PROBLEM DESCRIPTION: In the records below, reproduce exactly the lines from the one containing "Write a Python" through the one containing "from matplotlib.patches import Ellipse", both included, and omit the pictures.

RECORDS FOR PROCESSING:
<<<<

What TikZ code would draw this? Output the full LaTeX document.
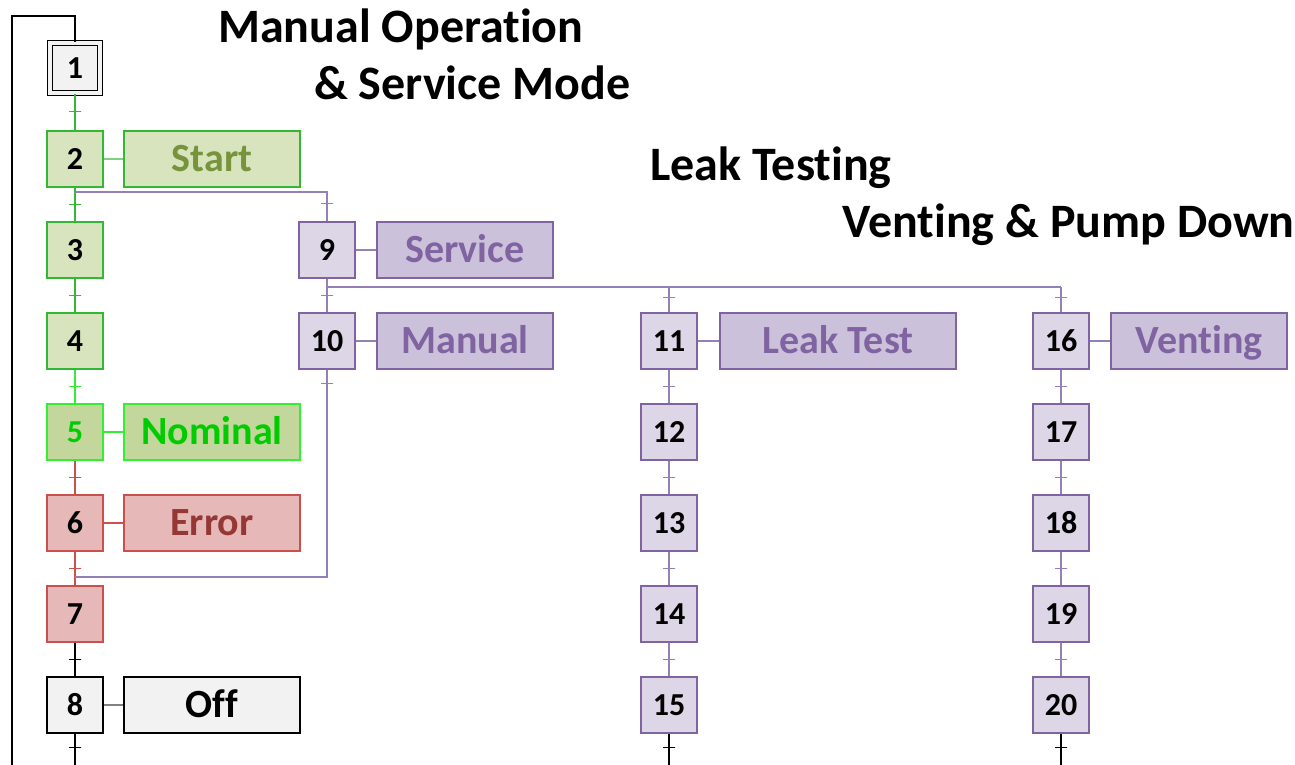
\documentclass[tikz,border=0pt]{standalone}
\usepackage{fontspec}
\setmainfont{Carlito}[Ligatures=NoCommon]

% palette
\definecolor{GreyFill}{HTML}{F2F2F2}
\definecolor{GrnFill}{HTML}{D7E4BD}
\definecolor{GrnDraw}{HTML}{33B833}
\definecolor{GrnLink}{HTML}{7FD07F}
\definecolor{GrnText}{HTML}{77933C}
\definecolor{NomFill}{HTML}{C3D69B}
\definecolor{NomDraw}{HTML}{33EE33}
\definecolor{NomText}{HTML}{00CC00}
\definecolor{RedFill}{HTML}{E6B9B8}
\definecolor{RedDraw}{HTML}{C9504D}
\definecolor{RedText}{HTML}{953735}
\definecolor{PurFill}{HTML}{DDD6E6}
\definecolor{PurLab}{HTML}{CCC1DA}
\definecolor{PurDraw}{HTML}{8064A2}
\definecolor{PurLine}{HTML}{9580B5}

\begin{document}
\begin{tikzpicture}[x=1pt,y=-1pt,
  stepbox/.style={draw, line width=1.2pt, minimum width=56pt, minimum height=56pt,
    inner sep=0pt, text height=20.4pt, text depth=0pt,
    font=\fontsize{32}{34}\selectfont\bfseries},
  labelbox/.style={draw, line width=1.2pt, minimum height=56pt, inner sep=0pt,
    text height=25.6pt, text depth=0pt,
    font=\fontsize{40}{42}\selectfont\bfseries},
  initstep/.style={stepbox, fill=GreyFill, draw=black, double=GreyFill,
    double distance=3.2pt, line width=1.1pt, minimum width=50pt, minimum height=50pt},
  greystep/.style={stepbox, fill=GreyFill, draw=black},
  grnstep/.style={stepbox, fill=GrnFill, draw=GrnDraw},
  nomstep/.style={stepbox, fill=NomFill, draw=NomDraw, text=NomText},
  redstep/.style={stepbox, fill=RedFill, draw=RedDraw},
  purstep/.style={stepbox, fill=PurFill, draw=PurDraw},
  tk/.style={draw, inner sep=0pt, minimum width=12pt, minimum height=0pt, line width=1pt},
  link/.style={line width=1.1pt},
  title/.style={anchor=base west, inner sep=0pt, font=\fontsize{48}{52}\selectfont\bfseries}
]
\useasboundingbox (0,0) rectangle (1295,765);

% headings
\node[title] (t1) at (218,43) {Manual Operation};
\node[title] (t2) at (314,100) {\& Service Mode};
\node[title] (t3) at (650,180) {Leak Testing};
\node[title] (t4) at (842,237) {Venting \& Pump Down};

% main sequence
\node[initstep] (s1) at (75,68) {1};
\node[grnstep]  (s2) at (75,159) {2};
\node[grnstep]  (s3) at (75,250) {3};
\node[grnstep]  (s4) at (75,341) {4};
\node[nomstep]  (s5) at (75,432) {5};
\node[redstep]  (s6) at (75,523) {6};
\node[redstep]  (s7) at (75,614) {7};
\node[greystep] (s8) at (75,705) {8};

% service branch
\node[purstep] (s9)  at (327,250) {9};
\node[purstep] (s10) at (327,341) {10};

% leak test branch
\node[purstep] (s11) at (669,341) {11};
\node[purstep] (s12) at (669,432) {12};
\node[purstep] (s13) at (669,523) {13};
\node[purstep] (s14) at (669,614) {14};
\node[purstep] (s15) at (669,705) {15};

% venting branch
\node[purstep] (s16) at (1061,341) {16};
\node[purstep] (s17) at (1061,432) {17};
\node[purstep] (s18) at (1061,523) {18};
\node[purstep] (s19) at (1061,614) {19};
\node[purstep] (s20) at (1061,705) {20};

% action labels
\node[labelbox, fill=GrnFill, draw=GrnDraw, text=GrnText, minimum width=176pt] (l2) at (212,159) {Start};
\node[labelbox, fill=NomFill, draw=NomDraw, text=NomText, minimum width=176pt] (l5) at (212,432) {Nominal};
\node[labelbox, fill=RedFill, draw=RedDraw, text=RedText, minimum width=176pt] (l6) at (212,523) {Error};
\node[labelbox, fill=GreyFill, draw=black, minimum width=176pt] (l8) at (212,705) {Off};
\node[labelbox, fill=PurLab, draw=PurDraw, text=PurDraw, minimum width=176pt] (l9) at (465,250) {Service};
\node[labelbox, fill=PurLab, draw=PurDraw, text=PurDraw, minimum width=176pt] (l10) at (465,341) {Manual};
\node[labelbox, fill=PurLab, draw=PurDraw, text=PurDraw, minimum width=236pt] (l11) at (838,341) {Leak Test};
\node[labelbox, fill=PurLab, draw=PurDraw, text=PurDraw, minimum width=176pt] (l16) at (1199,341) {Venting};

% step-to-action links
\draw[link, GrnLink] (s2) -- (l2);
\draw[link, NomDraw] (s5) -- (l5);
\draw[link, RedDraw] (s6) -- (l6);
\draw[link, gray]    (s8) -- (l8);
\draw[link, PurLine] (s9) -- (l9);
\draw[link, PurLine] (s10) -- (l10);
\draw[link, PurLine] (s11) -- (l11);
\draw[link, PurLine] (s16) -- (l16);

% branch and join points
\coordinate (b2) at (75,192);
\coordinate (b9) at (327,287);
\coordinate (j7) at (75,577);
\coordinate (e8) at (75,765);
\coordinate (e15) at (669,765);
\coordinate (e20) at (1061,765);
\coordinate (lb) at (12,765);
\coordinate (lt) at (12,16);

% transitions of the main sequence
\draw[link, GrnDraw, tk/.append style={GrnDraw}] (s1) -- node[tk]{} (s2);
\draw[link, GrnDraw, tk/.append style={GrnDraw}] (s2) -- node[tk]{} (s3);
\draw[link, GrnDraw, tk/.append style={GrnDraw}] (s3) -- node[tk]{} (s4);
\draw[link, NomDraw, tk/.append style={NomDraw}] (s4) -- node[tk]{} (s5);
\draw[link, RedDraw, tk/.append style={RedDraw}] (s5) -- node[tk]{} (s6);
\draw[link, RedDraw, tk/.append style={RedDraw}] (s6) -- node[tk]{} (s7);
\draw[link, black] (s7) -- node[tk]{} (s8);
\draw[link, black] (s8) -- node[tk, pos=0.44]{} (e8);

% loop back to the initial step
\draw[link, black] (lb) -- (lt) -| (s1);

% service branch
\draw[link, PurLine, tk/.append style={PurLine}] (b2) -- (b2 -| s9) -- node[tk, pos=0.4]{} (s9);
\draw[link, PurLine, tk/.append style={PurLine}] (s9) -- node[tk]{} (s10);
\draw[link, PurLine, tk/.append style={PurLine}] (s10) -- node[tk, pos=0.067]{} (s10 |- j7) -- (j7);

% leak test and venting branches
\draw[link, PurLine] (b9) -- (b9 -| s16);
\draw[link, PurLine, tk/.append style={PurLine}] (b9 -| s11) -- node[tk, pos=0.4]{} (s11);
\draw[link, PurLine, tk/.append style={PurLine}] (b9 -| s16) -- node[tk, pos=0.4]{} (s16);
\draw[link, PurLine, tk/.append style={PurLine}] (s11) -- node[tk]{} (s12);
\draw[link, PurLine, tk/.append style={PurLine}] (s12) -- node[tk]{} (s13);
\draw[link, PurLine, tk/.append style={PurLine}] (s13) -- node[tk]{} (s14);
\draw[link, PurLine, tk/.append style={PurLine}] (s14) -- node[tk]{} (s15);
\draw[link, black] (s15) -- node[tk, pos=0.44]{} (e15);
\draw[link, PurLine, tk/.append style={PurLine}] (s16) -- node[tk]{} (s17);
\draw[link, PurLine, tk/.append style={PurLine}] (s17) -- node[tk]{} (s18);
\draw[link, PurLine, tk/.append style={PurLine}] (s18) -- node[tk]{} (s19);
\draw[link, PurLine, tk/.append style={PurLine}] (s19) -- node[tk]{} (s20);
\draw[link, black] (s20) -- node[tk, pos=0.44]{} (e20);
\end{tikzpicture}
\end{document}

>>>>
<<<<

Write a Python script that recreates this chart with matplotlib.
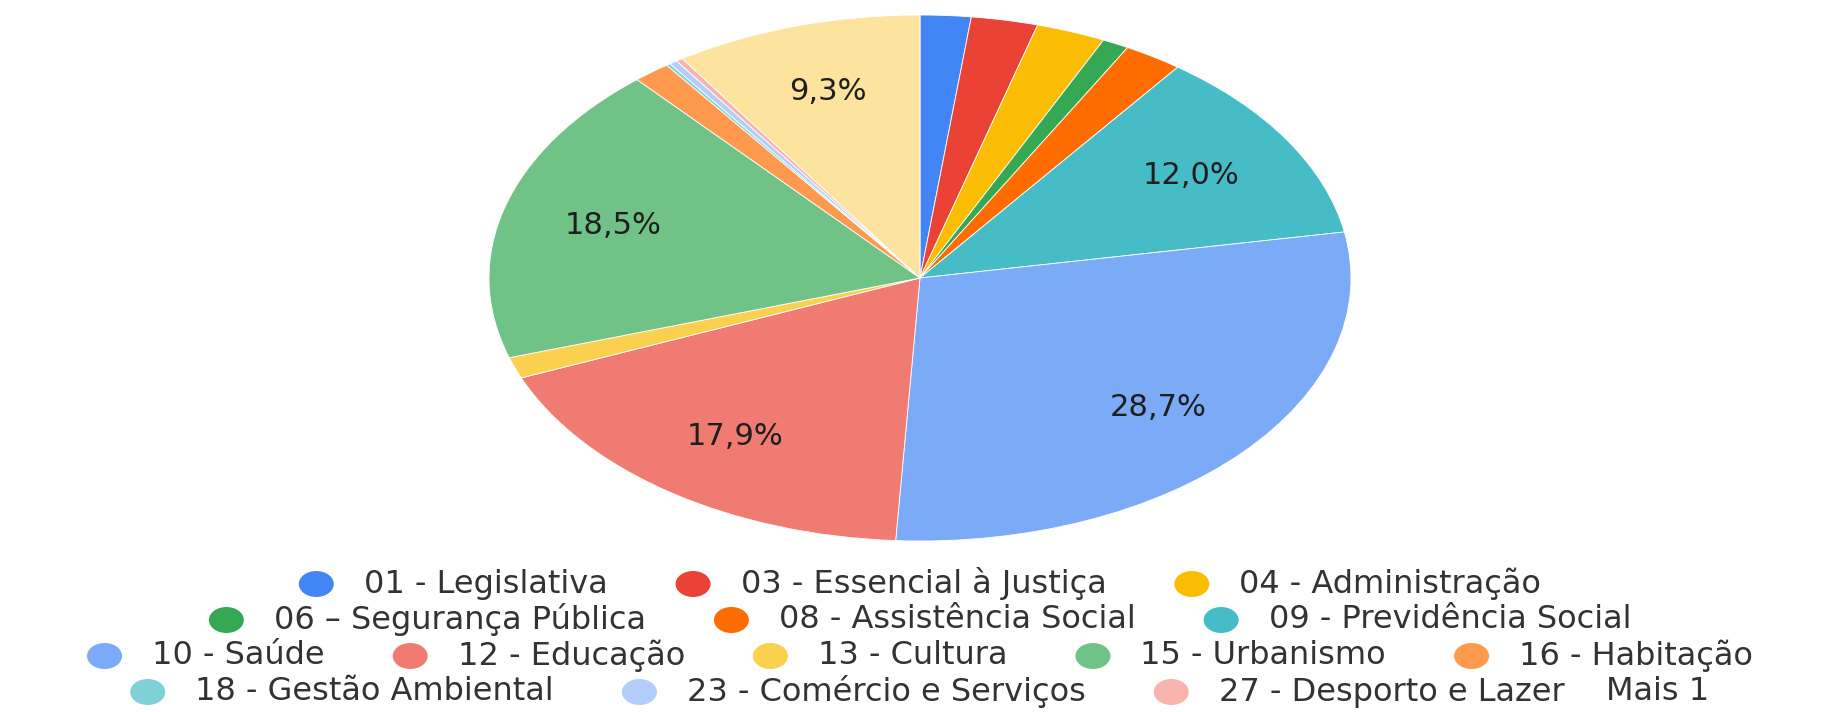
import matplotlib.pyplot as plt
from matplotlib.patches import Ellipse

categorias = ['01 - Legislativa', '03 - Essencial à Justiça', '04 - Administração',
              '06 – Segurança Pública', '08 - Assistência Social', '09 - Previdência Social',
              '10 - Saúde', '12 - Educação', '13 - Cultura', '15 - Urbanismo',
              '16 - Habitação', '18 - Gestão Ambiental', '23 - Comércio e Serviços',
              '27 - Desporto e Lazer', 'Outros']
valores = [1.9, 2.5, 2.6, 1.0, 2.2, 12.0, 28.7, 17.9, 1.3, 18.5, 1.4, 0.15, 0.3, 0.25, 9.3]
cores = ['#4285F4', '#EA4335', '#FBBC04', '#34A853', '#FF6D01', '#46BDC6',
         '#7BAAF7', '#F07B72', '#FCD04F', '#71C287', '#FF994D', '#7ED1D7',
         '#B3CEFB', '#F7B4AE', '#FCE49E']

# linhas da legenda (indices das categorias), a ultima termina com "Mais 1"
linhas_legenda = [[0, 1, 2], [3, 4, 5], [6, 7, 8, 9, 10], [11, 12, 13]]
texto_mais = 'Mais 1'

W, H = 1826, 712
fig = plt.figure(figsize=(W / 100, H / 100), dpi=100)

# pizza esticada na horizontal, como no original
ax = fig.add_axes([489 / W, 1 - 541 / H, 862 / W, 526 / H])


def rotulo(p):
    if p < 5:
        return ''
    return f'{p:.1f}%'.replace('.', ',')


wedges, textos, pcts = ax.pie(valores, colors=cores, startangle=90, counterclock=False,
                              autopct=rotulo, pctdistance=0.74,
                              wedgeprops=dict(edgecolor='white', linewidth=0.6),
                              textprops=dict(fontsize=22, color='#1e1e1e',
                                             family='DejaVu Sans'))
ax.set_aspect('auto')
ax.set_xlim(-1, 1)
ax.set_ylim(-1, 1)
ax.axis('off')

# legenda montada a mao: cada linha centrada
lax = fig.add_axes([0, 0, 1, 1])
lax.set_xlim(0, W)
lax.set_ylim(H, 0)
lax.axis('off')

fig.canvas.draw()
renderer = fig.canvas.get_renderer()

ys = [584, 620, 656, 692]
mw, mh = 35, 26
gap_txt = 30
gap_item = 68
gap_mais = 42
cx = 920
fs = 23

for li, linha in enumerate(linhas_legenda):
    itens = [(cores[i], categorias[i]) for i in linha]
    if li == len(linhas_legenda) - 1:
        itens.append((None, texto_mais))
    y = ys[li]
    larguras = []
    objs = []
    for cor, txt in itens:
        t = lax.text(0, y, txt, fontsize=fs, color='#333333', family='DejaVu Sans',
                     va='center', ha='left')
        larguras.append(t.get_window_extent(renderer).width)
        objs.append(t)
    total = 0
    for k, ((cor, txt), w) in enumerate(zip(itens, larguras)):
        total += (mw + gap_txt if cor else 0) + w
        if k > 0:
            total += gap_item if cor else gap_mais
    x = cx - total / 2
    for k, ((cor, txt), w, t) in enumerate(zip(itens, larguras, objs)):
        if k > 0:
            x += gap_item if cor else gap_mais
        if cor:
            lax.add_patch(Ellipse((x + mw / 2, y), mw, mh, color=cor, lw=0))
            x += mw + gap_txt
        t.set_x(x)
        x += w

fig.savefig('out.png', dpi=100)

>>>>

FINISHED EXERCISE:
Write a Python script that recreates this chart with matplotlib.
import matplotlib.pyplot as plt
from matplotlib.patches import Ellipse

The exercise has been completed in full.